Monday, June 14, 2010

Two settlements down, one to go in the Robertson copyright class action

Canwest Global Communications Corp. has announced the settlement of the long-standing copyright class action lawsuit about the electronic rights of freelancers that has worked its way through the courts for 13 years. Canwest (Canada) Inc., Canwest Limited Partnership / Canwest Societe en Commandite,-- collectively called LP Entities -- and the named writer in the suit, Heather Robertson, have agreed on a $7.5 million valuation of all claims by freelance writers who are parties to the lawsuit as unsecured creditors. 
In return Heather Robertson in the name of those creditors will vote in favour of a plan of arrangement in the insolvency proceedings of Canwest Publishing, which filed for creditor protection in January. All agreements in the case are subject to approval by the court on June 16.

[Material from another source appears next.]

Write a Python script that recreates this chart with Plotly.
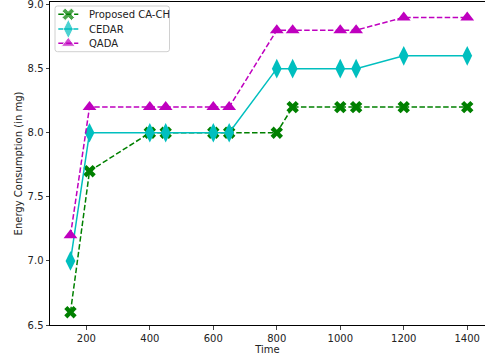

The settlement is part of the dismantling and restructuring of CanWest by its major creditors and holders of its bonds, who have agreed to acquire all of the financial and operating assets of the company for about $1.1 billion, including all shares of the National Post Inc. and to inject about $950 million in cash.  Most of the cash will be used to pay off the senior secured creditors (called AHC) -- mostly made up of chartered banks.
Larger creditors will receive shares in a new corporate entity dubbed Newco, which will issue 40 million shares -- 27 million to AHC at $9.26 a share and 13 million to other creditors at a nominal price of $11.54 per share. Up to $130 million or about 35% of the cash injection, potentially could go to pay off smaller affected creditors, including the freelancers covered by the Robertson class action, providing they have proven claims. Those owed less than $1,000 would receive full cash payments. Those owed more than $1,000 would have the choice of accepting a $1,000 cash payment or receive shares in Newco on a pro rata basis.
The drawn-out class action over copyright in what has become called The Robertson case is winding its way to a conclusion; the suit was launched more than 13 years ago by Heather Robertson on behalf of thousands of freelance writers claiming their work was reproduced electronically without proper permission or compensation.
In May 2009, an $11 million settlement was reached with  with The Thomson Corporation (now Thomson Reuters Corporation), Thomson Reuters Canada Limited, Thomson Affiliated and Information Access Company (formerly The Gale Group Inc.) and CTVglobemedia Publishing Inc. (formerly Bell Globemedia Publishing Inc.), the publishers of the Globe and Mail newspaper.After legal fees and other costs, about $4 to $5 million in compensation was to be available to individual writers, photographers and illustrators for freelance work published prior to May 1, 2009 in various newspaper databases.
The Canwest settlement does not terminate Heather Robertson's lawsuit against the remaining defendants in her class action: Proquest Information and Learning LLC, CEDROM-SNI Inc., Toronto Star Newspapers Ltd., and Rogers Publishing Limited.